Но себе простить так и не смог.
4
Наступила эпоха очередных переходов от худшего к неизведанному: Советская Империя приказала идти в светлое будущее без нее и по языческой традиции забрала с собой в небытие почти все запасы какой ни есть провизии. Посиделки у Димыча не стали реже – теперь за все еще крепким чаем они обсуждали лихорадку в стране, которая, подобно амебе, принялась размножаться делением. Димыч к этому времени успел устроиться на так называемый «слепой завод», по иронии судьбы находившийся не так далеко от его дома – там трудились люди с частичной или полной потерей зрения, и где выпускались нехитрые, но необходимые во всяком хозяйстве электротехнические штуковины: выключатели, розетки и все в том же духе. Благодаря тому, что завод имел регулярные правительственные заказы, предприятие сумело выжить в хищном рыночном зоосаде, поэтому деньги у Димыча с бабкой были. К тому же бабка как военный пенсионер(!), почетный партизан и герой всевозможных починов получала пенсию чуть выше, чем у всех остальных стариков бывшего Союза, из-за чего денег хватало не только на крепкий чай. Еще Димыч раздобыл где-то старую пишущую машинку, объясняя это тем, что начал «подрабатывать машинисткой». Птиц поверил в это лишь когда застал Димыча за работой врасплох: тот не услышал звонка, и дверь открыла бабка. Птиц остановился столбом на пороге комнаты друга: Димыч сидел за столом и с невероятной ловкостью тарахтел всеми десятью пальцами, совершенно не глядя на клавиши и упершись носом в какие-то листки, укрепленные в специальном держателе прямо перед его очками.

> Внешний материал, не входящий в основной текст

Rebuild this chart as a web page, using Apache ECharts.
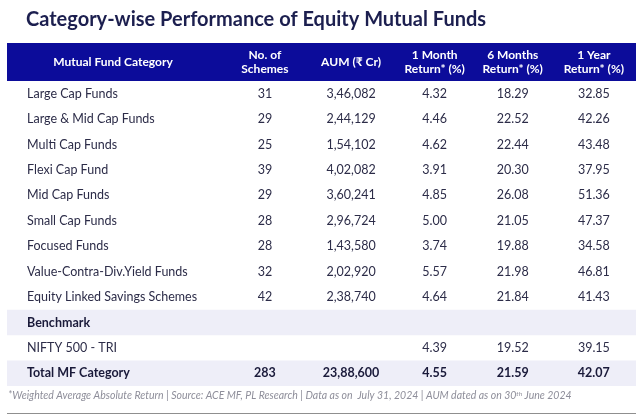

– Ну, ты даешь! – восхитился тем же вечером за чаем Птиц. – А стихи мои перепечатаешь?
– Тащи, – пожал плечами Димыч, таращась сквозь него без своих привычных линз (во время чаепития он всегда снимал очки, потому что стекла запотевали). – Только это у тебя еще не стихи.
– А что? – готовясь обидеться, спросил Птиц.
– Стихосложение, – невозмутимо ответил Димыч, прихлебывая настой. – А чтобы ты стал поэтом, а не специалистом по стихосложению, тебе еще пострадать нужно.
– Пострадать? – отставил чашку Птиц, но с обидой пока решил повременить. – Я что, по-твоему, страдал мало?
– Ты вообще не страдал.
– Да ты что, серьезно, что ли?
– Как никогда. Все это время за тебя страдал кто-то другой. В основном мама. И когда ты чахотку свою подхватил, и когда она сама слегла. А тебя пока только холили и лелеяли.